### Requirements
Retype these lines and no others: the line holding "What seaborn and", the line holding "series_values = [p1c0, p2c1, p3c2, p4c3, p5c4, p6c5]", and all lines between them. Pictures stay out.

(Figure scripts)
- - - - - - -

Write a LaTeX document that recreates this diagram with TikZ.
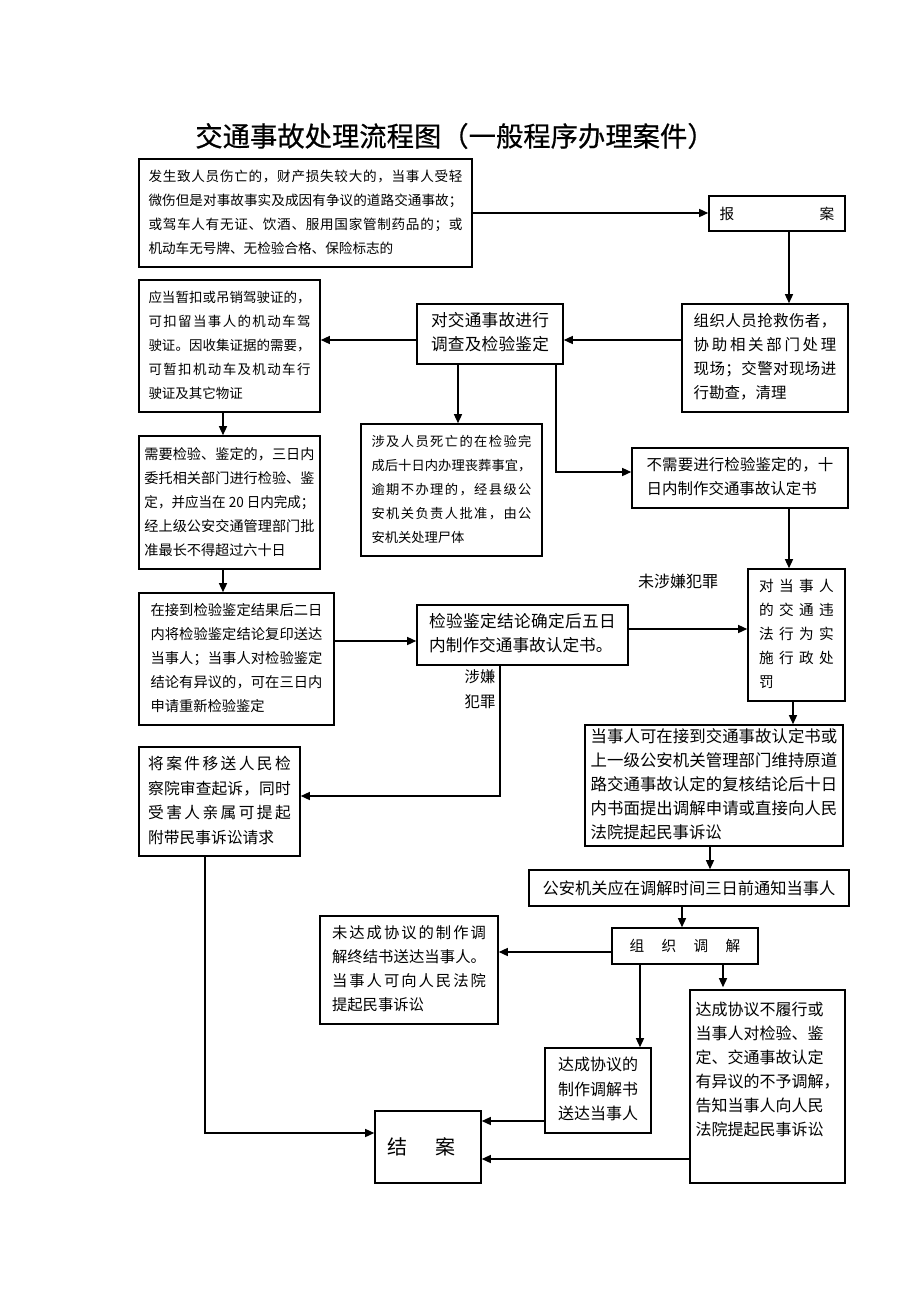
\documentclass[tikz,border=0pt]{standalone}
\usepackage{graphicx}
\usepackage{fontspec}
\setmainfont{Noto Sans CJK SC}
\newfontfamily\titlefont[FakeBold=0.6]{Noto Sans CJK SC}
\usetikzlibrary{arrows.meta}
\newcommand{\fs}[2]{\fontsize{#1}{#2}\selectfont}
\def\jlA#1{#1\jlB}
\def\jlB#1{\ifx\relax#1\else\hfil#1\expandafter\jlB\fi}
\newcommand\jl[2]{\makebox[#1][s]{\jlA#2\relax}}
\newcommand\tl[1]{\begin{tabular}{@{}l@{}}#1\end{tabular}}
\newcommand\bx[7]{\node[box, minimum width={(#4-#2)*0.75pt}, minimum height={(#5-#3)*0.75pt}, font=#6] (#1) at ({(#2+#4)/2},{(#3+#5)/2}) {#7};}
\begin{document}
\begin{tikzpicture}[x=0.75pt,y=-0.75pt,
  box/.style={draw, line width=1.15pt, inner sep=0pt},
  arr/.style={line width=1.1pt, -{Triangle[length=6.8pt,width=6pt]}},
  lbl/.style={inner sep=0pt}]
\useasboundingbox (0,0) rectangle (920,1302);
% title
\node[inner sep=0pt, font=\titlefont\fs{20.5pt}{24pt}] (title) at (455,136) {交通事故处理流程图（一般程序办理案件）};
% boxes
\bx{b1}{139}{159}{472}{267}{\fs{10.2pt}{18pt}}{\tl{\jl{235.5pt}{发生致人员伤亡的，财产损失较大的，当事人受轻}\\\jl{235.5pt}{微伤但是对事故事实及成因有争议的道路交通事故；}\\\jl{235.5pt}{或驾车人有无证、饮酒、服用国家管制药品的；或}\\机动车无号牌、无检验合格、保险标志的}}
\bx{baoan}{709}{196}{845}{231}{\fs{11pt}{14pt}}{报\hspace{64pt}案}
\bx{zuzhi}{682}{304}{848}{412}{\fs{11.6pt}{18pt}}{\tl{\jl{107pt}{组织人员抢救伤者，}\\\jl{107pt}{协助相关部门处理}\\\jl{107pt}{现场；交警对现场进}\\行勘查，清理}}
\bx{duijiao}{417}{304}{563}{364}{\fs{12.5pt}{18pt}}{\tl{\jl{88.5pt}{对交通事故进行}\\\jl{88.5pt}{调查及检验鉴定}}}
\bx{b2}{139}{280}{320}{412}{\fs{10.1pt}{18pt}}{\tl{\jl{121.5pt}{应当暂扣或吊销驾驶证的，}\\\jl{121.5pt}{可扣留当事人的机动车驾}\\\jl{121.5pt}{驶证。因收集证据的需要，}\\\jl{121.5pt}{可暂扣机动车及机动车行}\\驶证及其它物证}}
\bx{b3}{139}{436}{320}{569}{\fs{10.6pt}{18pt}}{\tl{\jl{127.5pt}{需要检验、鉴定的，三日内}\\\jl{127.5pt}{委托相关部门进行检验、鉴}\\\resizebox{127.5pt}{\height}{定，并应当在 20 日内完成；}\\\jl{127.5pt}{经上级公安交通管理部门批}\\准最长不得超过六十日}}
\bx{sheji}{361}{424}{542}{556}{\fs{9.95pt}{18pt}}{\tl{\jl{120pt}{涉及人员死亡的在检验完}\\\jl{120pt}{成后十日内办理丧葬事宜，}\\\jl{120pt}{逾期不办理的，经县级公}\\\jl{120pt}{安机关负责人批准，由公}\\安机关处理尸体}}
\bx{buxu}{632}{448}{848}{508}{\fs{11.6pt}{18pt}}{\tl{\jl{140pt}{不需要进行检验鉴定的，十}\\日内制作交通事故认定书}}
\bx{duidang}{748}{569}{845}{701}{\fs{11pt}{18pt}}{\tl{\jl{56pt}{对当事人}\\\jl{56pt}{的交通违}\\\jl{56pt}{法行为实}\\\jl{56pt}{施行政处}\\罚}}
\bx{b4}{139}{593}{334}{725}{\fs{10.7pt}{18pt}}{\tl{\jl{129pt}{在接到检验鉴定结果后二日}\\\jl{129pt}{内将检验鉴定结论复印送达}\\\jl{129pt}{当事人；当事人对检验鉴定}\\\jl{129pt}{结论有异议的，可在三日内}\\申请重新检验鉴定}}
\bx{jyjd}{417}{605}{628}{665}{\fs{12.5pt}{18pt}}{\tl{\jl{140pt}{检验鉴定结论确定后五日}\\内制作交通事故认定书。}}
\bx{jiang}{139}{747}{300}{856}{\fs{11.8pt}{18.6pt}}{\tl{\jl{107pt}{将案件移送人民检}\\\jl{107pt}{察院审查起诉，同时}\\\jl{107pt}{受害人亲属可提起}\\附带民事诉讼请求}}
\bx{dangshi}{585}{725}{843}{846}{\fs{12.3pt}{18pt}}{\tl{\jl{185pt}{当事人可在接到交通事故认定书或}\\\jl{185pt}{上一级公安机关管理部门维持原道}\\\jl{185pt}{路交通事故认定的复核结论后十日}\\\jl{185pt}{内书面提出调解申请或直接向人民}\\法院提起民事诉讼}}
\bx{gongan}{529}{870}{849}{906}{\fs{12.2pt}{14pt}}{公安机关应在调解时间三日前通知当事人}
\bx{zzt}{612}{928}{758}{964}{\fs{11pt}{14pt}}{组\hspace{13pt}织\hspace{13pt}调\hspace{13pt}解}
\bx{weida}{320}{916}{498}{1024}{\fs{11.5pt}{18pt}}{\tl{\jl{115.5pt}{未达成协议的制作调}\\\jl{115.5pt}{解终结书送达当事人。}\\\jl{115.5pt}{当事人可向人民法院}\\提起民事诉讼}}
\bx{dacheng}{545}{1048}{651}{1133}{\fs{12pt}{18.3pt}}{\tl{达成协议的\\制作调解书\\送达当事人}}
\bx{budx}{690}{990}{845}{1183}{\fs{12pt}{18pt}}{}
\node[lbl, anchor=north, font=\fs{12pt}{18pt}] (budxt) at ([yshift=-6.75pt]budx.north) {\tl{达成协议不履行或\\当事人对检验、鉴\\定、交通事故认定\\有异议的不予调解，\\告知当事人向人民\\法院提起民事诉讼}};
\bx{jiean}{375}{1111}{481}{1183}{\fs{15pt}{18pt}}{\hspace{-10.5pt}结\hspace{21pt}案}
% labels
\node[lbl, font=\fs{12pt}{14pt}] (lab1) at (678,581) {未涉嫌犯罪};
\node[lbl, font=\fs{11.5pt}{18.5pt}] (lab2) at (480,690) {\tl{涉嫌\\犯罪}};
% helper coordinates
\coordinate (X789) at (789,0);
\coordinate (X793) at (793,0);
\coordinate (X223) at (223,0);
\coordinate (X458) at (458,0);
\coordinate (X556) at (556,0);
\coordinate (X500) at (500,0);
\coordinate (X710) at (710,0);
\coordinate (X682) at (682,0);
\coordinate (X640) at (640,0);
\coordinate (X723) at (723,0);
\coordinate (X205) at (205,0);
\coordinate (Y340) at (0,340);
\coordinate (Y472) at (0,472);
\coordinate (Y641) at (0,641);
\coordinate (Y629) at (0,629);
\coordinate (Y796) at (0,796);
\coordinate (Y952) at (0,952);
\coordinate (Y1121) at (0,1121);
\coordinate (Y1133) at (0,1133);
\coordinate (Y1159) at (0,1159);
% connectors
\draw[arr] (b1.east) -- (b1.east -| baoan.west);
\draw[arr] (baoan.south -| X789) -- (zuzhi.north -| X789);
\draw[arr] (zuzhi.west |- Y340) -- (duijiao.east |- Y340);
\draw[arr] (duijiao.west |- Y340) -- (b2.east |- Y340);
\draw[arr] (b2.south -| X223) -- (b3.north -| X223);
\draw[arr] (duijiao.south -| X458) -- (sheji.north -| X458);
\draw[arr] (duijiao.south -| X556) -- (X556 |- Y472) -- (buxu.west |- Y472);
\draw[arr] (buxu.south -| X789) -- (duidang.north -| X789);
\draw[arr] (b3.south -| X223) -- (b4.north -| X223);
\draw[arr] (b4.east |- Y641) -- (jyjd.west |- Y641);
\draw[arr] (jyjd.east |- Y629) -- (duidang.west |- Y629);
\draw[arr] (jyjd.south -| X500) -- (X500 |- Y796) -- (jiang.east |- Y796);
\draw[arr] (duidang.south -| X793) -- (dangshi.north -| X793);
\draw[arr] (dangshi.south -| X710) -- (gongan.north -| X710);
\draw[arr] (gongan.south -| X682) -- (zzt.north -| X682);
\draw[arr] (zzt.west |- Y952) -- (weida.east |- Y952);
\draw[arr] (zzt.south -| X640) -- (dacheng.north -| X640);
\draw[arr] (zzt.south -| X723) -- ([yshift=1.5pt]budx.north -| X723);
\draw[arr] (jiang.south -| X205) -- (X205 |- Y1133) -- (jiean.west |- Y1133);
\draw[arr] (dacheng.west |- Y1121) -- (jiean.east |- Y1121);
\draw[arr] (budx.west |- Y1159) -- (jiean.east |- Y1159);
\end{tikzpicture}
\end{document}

- - - - - - -

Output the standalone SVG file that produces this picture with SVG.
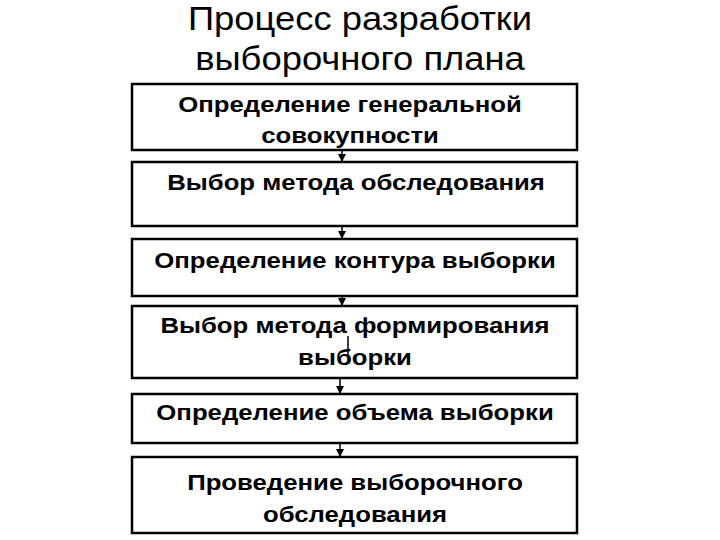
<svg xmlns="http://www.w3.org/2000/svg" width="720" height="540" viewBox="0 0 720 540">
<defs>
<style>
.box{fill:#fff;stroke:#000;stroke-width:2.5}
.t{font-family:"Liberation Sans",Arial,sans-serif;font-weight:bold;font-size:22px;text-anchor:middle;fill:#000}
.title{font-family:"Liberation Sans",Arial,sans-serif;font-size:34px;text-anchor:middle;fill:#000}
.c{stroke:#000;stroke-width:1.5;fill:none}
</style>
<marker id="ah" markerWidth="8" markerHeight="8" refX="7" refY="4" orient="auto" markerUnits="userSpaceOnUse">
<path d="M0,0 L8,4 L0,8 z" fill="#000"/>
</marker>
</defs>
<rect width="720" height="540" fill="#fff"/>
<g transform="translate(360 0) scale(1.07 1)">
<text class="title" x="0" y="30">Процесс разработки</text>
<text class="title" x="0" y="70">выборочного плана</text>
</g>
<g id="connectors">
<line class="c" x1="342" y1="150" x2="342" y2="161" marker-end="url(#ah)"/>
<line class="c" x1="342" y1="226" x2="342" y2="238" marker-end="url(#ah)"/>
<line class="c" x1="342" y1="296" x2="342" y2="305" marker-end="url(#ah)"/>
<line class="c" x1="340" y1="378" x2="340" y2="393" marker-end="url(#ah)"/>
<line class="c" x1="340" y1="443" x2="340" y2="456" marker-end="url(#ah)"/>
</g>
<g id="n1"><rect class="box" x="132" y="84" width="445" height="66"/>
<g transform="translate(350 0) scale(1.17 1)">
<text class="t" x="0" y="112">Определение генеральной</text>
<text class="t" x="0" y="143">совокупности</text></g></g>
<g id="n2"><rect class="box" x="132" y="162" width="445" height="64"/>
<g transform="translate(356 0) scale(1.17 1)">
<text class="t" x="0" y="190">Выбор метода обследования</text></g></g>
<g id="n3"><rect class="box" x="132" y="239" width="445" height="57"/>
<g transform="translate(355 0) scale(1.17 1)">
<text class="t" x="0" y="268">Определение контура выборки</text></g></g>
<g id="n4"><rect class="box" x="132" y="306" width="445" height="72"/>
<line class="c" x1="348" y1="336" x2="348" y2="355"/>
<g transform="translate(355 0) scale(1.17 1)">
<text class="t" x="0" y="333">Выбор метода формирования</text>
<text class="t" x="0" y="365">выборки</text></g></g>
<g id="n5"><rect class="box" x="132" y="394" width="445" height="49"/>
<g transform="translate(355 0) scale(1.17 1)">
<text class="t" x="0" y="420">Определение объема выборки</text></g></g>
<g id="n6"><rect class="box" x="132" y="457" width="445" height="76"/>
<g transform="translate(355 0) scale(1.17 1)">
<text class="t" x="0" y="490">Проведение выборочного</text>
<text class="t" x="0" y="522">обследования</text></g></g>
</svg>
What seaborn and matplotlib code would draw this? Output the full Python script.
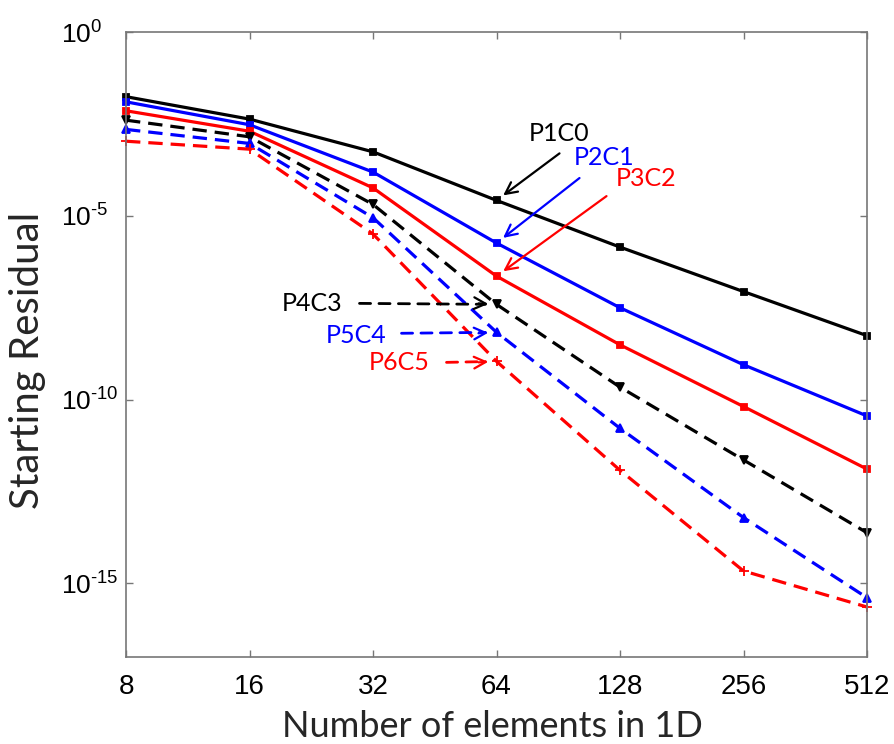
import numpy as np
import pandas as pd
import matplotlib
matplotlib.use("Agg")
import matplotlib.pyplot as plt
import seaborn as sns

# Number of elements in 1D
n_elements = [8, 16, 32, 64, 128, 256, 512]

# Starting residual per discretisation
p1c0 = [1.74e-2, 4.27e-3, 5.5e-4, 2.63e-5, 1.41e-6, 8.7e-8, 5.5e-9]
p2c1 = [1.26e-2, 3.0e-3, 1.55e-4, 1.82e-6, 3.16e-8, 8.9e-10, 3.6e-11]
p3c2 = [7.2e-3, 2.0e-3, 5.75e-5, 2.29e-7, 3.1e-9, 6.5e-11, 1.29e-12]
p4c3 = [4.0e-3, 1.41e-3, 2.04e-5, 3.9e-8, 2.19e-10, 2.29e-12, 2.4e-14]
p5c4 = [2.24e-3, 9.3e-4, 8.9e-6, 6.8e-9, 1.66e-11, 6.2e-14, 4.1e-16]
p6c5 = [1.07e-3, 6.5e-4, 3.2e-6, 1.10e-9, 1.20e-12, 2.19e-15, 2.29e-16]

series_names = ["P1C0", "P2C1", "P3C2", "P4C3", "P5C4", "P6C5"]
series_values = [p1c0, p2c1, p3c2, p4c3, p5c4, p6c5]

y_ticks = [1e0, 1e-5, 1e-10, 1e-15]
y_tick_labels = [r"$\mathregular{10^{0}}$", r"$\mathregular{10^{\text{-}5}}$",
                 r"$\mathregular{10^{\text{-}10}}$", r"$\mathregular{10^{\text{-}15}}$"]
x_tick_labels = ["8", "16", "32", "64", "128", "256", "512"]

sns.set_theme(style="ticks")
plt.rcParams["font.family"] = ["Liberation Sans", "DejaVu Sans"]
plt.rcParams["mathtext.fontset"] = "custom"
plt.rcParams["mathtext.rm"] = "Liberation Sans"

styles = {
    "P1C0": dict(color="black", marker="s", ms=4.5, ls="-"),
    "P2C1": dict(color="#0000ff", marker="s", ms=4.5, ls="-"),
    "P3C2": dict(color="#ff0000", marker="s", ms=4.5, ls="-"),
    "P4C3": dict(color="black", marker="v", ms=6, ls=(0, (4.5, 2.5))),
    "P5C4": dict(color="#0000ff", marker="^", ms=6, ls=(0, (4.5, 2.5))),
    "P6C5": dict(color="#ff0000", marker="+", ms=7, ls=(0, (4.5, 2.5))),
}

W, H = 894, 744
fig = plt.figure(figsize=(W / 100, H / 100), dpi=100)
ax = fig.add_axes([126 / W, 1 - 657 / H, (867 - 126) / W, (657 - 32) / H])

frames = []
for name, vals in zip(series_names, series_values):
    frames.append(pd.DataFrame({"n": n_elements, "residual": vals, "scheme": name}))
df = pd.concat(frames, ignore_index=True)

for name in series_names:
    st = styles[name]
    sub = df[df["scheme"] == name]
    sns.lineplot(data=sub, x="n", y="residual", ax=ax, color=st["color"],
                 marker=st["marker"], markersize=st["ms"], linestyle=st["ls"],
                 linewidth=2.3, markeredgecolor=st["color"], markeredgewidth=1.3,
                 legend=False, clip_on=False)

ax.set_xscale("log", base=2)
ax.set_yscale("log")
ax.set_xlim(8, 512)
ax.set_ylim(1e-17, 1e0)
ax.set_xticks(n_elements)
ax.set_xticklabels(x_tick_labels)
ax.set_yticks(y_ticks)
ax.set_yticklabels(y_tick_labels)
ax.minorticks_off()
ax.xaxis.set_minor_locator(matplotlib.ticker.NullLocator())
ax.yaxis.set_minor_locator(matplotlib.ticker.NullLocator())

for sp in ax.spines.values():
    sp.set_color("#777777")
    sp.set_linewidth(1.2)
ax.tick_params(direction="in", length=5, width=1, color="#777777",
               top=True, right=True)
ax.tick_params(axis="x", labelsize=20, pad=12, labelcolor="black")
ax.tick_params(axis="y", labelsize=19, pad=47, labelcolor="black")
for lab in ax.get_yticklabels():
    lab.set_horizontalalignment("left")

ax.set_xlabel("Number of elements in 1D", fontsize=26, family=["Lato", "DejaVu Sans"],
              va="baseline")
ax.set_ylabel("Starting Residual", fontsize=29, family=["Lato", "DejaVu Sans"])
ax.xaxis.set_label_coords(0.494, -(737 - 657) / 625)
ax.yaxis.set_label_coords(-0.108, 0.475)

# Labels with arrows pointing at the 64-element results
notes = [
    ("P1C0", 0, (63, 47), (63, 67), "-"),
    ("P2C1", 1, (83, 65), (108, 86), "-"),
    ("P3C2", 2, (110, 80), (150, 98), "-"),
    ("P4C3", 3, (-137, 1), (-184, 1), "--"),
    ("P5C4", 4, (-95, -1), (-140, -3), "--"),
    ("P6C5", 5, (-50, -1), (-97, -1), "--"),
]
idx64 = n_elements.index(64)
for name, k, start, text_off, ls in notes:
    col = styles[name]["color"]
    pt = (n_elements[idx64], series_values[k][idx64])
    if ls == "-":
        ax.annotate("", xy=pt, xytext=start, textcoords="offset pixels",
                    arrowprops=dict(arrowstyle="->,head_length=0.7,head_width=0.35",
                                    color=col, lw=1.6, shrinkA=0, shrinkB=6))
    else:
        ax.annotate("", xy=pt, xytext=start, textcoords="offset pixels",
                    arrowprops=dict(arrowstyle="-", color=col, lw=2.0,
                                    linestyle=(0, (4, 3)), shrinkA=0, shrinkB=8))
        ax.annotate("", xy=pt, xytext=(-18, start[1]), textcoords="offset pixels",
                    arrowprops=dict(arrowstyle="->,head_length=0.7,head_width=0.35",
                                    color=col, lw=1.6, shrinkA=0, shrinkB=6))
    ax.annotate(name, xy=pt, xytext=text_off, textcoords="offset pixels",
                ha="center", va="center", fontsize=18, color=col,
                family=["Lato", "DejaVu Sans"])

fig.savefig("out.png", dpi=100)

- - - - - - -

### Result of the task
What seaborn and matplotlib code would draw this? Output the full Python script.
import numpy as np
import pandas as pd
import matplotlib
matplotlib.use("Agg")
import matplotlib.pyplot as plt
import seaborn as sns

# Number of elements in 1D
n_elements = [8, 16, 32, 64, 128, 256, 512]

# Starting residual per discretisation
p1c0 = [1.74e-2, 4.27e-3, 5.5e-4, 2.63e-5, 1.41e-6, 8.7e-8, 5.5e-9]
p2c1 = [1.26e-2, 3.0e-3, 1.55e-4, 1.82e-6, 3.16e-8, 8.9e-10, 3.6e-11]
p3c2 = [7.2e-3, 2.0e-3, 5.75e-5, 2.29e-7, 3.1e-9, 6.5e-11, 1.29e-12]
p4c3 = [4.0e-3, 1.41e-3, 2.04e-5, 3.9e-8, 2.19e-10, 2.29e-12, 2.4e-14]
p5c4 = [2.24e-3, 9.3e-4, 8.9e-6, 6.8e-9, 1.66e-11, 6.2e-14, 4.1e-16]
p6c5 = [1.07e-3, 6.5e-4, 3.2e-6, 1.10e-9, 1.20e-12, 2.19e-15, 2.29e-16]

series_names = ["P1C0", "P2C1", "P3C2", "P4C3", "P5C4", "P6C5"]
series_values = [p1c0, p2c1, p3c2, p4c3, p5c4, p6c5]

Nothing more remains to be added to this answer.